Ezra Pound taught Rosemarie Waldrop to think of form not as a “box within which” but as a “center around which”. I fear Pinker and McGee are teaching the opposite lesson. They are encouraging us to “break” up our stream of consciousness according to intellectually arbitrary principles. While my 27 minutes are certainly “intellectually arbitrary”, I am encouraging writers to establish these moments precisely to let them compose their thoughts, to generously spend significantly more time doing this than the reader (who spends only one minute) trying to understand them. Pinker says that “detailed instructions on how to build a paragraph … are misguided”; but I want to counter that paragraphs are precisely best understood as something we build. A paragraph is constructed during an extended moment to present a thought to the reader. It not is not merely a break during which our thoughts are momentarily interrupted by a visual “bookmark”. The paragraph truly is the unit of prose style. It is not just a piece of punctuation.

One thought on “Tradition and the Individual Paragraph (3)

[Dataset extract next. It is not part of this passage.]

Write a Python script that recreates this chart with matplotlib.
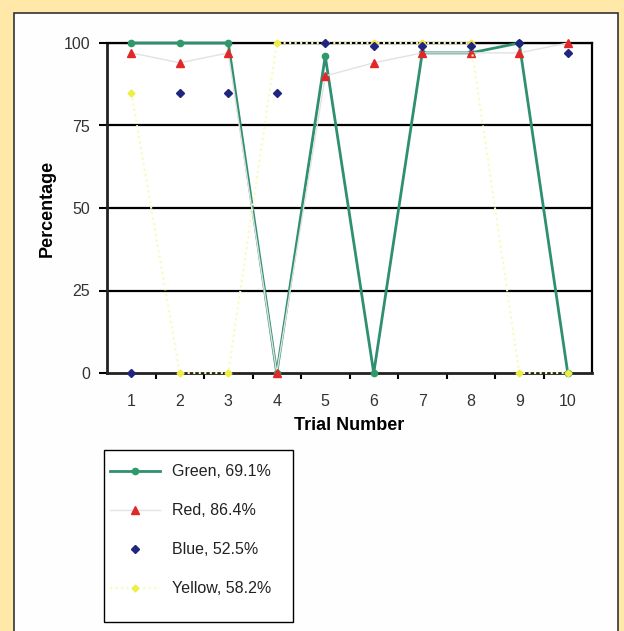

  1. Thanks for alerting me to the T.S. Eliot piece via these posts. It is seems really good. PS: I am, however, not pleased that you’ve also thereby alerted me to the fact that Pinker has now also turned out a book on prose composition. He might been a dedicated scholar of linguistics at some point, but he seems to have degenerated into a kind of “renaissance idiot”; someone who can write a mediocre books on anything (enlightenment morality, evolutionary biology, gender, religion, the function of the university, science as such etc.). Of course, his books are better than I anything that I could turn out on any one of these topics, but they still strike me as quite amateurish in comparison with true scholarship.